Given that Reykjavík has endured its most miserable May and June in decades, I think I’d have managed a lot more than that too, if only it hadn’t been raining or blowing a gale quite so often.
Meanwhile, back home in the UK, the summer has, of course, been one of the best in years – I’m not going to Google for proof of that, as you already know this to be true.
Given all that walking, the £10 pints, the significant reduction in consumption of cheese and bacon (both unbelievably unaffordable here), I’m more than a little surprised to note that my beer belly hasn’t reduced by very much at all.
Perhaps a few sit ups will help.
The absence of a summer might ordinarily be expected to be a bit depressing, but despite occasional moments of frustration on opening the blinds to yet another grey and chilly day, my adoration for this wonderful country continues undimmed.
Further exploration is on the cards, but my thoughts are now turning to the next step on the path.

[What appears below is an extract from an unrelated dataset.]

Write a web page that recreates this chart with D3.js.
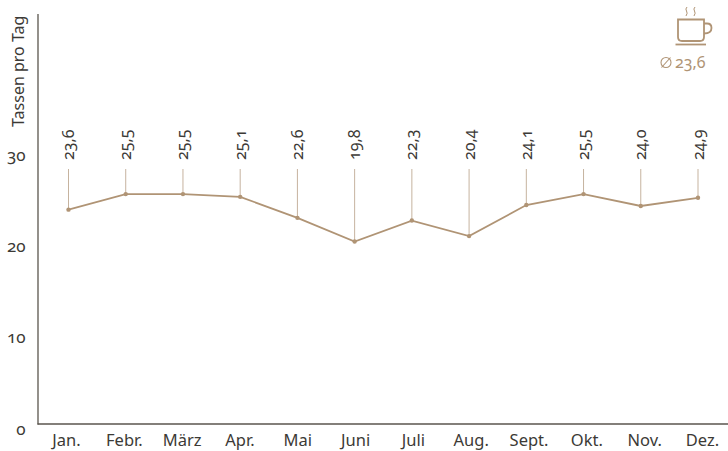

Having been here through a non-summer, I’m disinclined to experience an Icelandic autumn and winter, with the prospect only of disappearing daylight to increase the effects of the capriciousness of the weather.
None of my Icelandic friends recommend enduring here through these months, unless there’s a very good reason to do so – and my current role as a Tuk Tuk tourist guide doesn’t quite rank as such!
So, it’s time to start looking further down the line.
The second part of my “plan” for this year was to attempt to walk the Camino, from the foothills of the Pyrenees across northern Spain, to Santiago de Compostela.
There’s no good reason to do this, a walk of nearly 800km, other than having been inspired to do so by watching a rather lovely Martin Sheen film, called “The Way”.
Indeed, as the Camino has always been a religious pilgrimage, my interest in it might confuse those of you who know my position on these matters.
But it’s making plenty of sense to me now.
The philosophical process of opting to follow through on my desire to spend some time off the conveyor belt of work and disobeying the usual conventions of being a “grown up” – quitting my job, discarding furniture, reducing my life to what can be packed into a couple of bags – that was just the first step.
The Camino offers the chance to simplify still further.
In all that I have read about the Camino, the advice is to pack as little as possible, to reduce the weight you take with you, both physically and mentally, in order to make more room for the thoughts you’ll have, for the interior enlightenment you may receive, if only there’s space for it.
I now realise that I’ve actually been walking down that path already.
It’s taken me some time, but I have, at long last, learned to fully relax and stop fretting about money, responsibility and expectation.
That can wait.
The path ahead is more important.
Maybe after those 800km are traveled, I’ll know what to do next.
And maybe the beer belly will be a little smaller too.